The NATYCAA Cup, known for sponsorship reasons as the Daktronics Cup, is an award given annually by the National Alliance of Two Year College Athletic Administrators to the junior and community colleges in the United States with the most success in collegiate athletics. The competition was founded in 2003 as the junior college equivalent to the NACDA Directors' Cup. Points for the NATYCAA Cup are based on order of finish in various championships sponsored by the National Junior College Athletic Association and state associations (specifically the California Community College Athletic Association and Northwest Athletic Conference).

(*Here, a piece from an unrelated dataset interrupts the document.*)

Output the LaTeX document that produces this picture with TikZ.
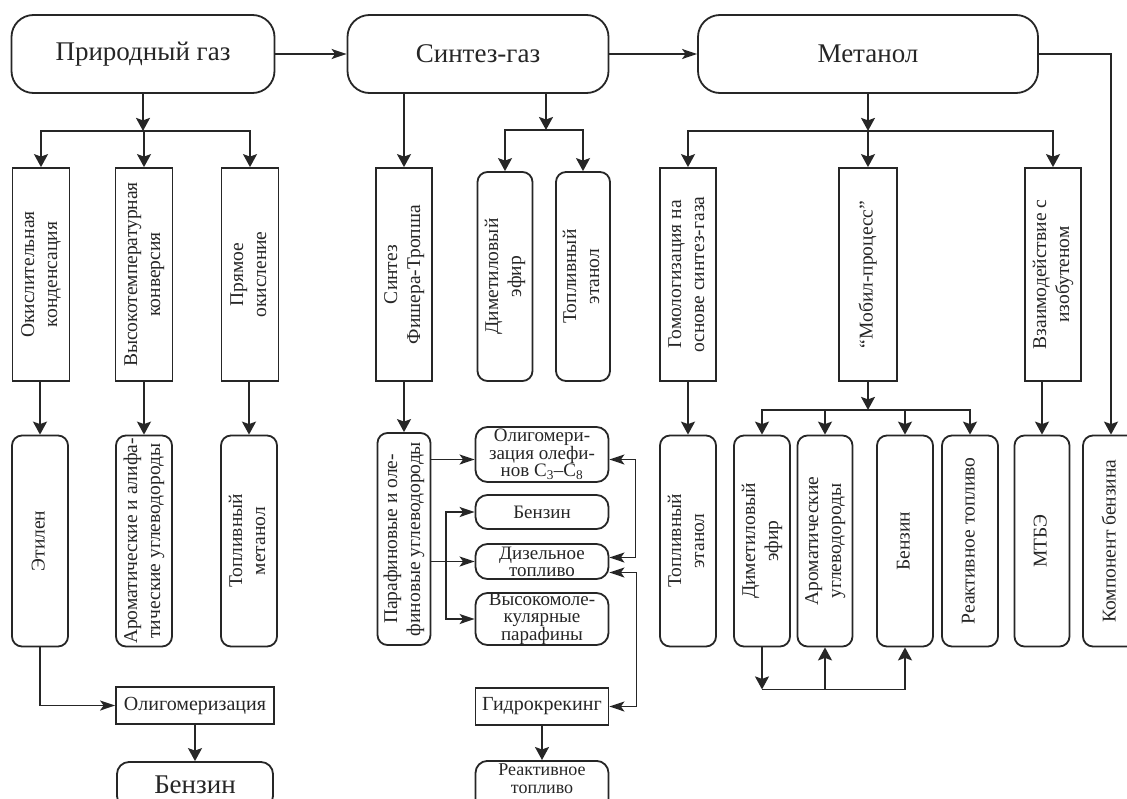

Three awards are given annually: one to the most successful school in the NJCAA scholarship division, one to the most successful school in the NJCAA non-scholarship division, and one to the most successful school in a state association (combined standings between the CCCAA and NWAC). Since 2011–12, the most successful school between the three divisions is awarded the Two Year College Directors' Cup.

Past winners 
Teams in bold indicate winners of the Two Year College Directors' Cup for that season.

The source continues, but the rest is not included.